Exercise
All of the listing below must be repeated word for word. Pictures are the only thing to omit.
╭─ Supplied material
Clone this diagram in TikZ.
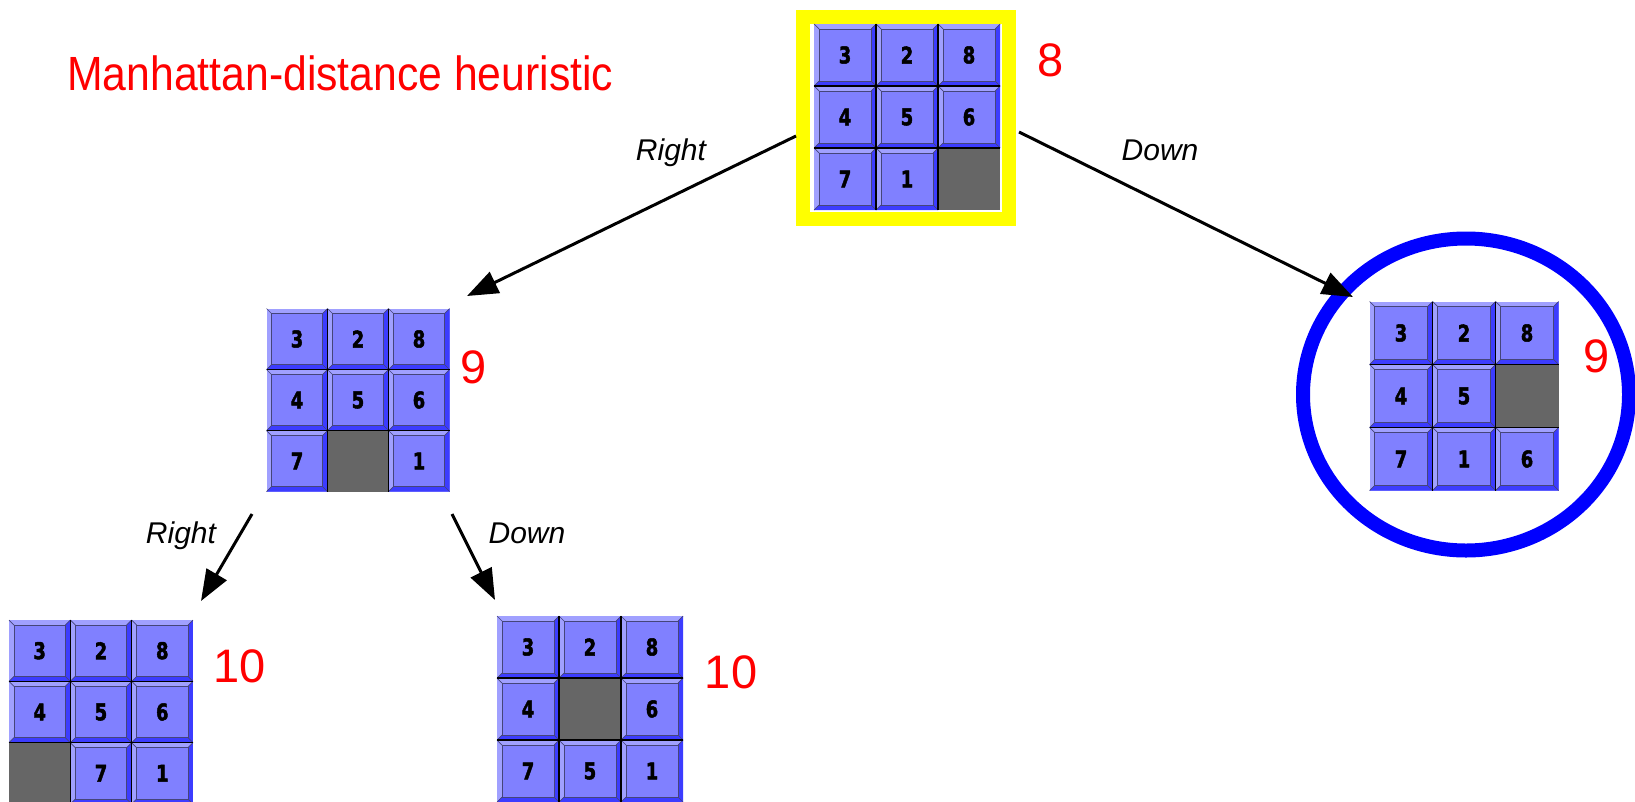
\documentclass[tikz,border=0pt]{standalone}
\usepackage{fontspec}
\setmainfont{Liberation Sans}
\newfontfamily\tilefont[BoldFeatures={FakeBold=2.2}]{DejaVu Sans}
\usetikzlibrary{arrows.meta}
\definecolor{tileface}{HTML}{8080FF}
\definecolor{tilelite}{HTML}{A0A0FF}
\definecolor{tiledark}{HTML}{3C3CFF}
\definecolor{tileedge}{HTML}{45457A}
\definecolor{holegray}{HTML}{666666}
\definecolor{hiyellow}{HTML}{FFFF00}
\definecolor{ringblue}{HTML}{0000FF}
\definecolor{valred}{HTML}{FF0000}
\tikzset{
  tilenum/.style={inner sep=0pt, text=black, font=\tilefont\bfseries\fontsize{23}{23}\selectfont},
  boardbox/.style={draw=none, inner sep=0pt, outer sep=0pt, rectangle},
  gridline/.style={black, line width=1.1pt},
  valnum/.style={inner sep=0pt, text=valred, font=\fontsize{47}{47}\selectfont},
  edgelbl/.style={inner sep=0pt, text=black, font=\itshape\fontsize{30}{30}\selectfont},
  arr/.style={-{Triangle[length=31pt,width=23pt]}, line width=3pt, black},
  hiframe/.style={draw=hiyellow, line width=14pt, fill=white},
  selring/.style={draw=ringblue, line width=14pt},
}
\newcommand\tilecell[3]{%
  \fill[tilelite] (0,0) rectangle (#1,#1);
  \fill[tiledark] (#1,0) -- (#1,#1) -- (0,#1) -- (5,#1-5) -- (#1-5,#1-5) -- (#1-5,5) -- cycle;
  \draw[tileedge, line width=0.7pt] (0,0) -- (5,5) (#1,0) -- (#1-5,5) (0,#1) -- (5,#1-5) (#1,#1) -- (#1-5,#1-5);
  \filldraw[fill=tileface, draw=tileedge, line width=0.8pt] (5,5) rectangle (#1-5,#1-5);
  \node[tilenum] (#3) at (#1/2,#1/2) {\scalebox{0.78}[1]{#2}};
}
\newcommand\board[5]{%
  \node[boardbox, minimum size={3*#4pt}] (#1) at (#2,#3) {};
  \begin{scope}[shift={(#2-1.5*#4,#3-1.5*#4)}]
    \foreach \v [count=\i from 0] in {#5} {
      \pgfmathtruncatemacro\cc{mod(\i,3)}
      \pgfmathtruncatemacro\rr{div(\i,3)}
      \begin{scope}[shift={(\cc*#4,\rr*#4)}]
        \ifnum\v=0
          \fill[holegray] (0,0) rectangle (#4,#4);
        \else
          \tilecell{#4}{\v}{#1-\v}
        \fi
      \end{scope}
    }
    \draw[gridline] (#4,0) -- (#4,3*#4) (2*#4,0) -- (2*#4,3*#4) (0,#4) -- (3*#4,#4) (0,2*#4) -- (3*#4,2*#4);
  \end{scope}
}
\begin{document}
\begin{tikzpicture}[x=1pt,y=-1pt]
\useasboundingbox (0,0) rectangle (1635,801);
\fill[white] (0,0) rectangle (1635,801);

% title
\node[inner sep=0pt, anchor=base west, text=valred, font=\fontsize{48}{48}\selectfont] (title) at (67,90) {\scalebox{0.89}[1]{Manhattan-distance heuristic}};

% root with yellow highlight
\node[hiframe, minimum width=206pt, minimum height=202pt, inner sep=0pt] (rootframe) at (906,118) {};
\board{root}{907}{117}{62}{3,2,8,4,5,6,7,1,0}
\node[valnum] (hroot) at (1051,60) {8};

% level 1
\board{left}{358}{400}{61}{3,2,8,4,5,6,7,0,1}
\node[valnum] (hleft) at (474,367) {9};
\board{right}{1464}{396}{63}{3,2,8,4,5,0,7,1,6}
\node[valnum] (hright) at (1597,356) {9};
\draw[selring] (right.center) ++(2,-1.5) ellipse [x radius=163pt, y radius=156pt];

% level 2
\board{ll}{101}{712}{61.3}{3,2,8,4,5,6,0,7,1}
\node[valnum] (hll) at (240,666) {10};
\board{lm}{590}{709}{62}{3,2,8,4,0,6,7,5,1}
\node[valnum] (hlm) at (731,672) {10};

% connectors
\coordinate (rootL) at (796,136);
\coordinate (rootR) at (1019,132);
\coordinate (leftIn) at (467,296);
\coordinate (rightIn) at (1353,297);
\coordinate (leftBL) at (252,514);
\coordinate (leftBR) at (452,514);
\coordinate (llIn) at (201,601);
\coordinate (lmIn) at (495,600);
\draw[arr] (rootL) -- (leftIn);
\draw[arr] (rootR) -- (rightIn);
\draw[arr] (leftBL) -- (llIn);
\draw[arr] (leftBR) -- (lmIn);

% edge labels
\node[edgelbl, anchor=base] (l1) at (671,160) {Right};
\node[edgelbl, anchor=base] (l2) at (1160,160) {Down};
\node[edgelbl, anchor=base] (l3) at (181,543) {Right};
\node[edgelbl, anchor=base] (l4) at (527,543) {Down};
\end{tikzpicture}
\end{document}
╰─
Task response
Clone this diagram in TikZ.
\documentclass[tikz,border=0pt]{standalone}
\usepackage{fontspec}
\setmainfont{Liberation Sans}
\newfontfamily\tilefont[BoldFeatures={FakeBold=2.2}]{DejaVu Sans}
\usetikzlibrary{arrows.meta}
\definecolor{tileface}{HTML}{8080FF}
\definecolor{tilelite}{HTML}{A0A0FF}
\definecolor{tiledark}{HTML}{3C3CFF}
\definecolor{tileedge}{HTML}{45457A}
\definecolor{holegray}{HTML}{666666}
\definecolor{hiyellow}{HTML}{FFFF00}
\definecolor{ringblue}{HTML}{0000FF}
\definecolor{valred}{HTML}{FF0000}
\tikzset{
  tilenum/.style={inner sep=0pt, text=black, font=\tilefont\bfseries\fontsize{23}{23}\selectfont},
  boardbox/.style={draw=none, inner sep=0pt, outer sep=0pt, rectangle},
  gridline/.style={black, line width=1.1pt},
  valnum/.style={inner sep=0pt, text=valred, font=\fontsize{47}{47}\selectfont},
  edgelbl/.style={inner sep=0pt, text=black, font=\itshape\fontsize{30}{30}\selectfont},
  arr/.style={-{Triangle[length=31pt,width=23pt]}, line width=3pt, black},
  hiframe/.style={draw=hiyellow, line width=14pt, fill=white},
  selring/.style={draw=ringblue, line width=14pt},
}
\newcommand\tilecell[3]{%
  \fill[tilelite] (0,0) rectangle (#1,#1);
  \fill[tiledark] (#1,0) -- (#1,#1) -- (0,#1) -- (5,#1-5) -- (#1-5,#1-5) -- (#1-5,5) -- cycle;
  \draw[tileedge, line width=0.7pt] (0,0) -- (5,5) (#1,0) -- (#1-5,5) (0,#1) -- (5,#1-5) (#1,#1) -- (#1-5,#1-5);
  \filldraw[fill=tileface, draw=tileedge, line width=0.8pt] (5,5) rectangle (#1-5,#1-5);
  \node[tilenum] (#3) at (#1/2,#1/2) {\scalebox{0.78}[1]{#2}};
}
\newcommand\board[5]{%
  \node[boardbox, minimum size={3*#4pt}] (#1) at (#2,#3) {};
  \begin{scope}[shift={(#2-1.5*#4,#3-1.5*#4)}]
    \foreach \v [count=\i from 0] in {#5} {
      \pgfmathtruncatemacro\cc{mod(\i,3)}
      \pgfmathtruncatemacro\rr{div(\i,3)}
      \begin{scope}[shift={(\cc*#4,\rr*#4)}]
        \ifnum\v=0
          \fill[holegray] (0,0) rectangle (#4,#4);
        \else
          \tilecell{#4}{\v}{#1-\v}
        \fi
      \end{scope}
    }
    \draw[gridline] (#4,0) -- (#4,3*#4) (2*#4,0) -- (2*#4,3*#4) (0,#4) -- (3*#4,#4) (0,2*#4) -- (3*#4,2*#4);
  \end{scope}
}
\begin{document}
\begin{tikzpicture}[x=1pt,y=-1pt]
\useasboundingbox (0,0) rectangle (1635,801);
\fill[white] (0,0) rectangle (1635,801);

% title
\node[inner sep=0pt, anchor=base west, text=valred, font=\fontsize{48}{48}\selectfont] (title) at (67,90) {\scalebox{0.89}[1]{Manhattan-distance heuristic}};

% root with yellow highlight
\node[hiframe, minimum width=206pt, minimum height=202pt, inner sep=0pt] (rootframe) at (906,118) {};
\board{root}{907}{117}{62}{3,2,8,4,5,6,7,1,0}
\node[valnum] (hroot) at (1051,60) {8};

% level 1
\board{left}{358}{400}{61}{3,2,8,4,5,6,7,0,1}
\node[valnum] (hleft) at (474,367) {9};
\board{right}{1464}{396}{63}{3,2,8,4,5,0,7,1,6}
\node[valnum] (hright) at (1597,356) {9};
\draw[selring] (right.center) ++(2,-1.5) ellipse [x radius=163pt, y radius=156pt];

% level 2
\board{ll}{101}{712}{61.3}{3,2,8,4,5,6,0,7,1}
\node[valnum] (hll) at (240,666) {10};
\board{lm}{590}{709}{62}{3,2,8,4,0,6,7,5,1}
\node[valnum] (hlm) at (731,672) {10};

% connectors
\coordinate (rootL) at (796,136);
\coordinate (rootR) at (1019,132);
\coordinate (leftIn) at (467,296);
\coordinate (rightIn) at (1353,297);
\coordinate (leftBL) at (252,514);
\coordinate (leftBR) at (452,514);
\coordinate (llIn) at (201,601);
\coordinate (lmIn) at (495,600);
\draw[arr] (rootL) -- (leftIn);
\draw[arr] (rootR) -- (rightIn);
\draw[arr] (leftBL) -- (llIn);
\draw[arr] (leftBR) -- (lmIn);

% edge labels
\node[edgelbl, anchor=base] (l1) at (671,160) {Right};
\node[edgelbl, anchor=base] (l2) at (1160,160) {Down};
\node[edgelbl, anchor=base] (l3) at (181,543) {Right};
\node[edgelbl, anchor=base] (l4) at (527,543) {Down};
\end{tikzpicture}
\end{document}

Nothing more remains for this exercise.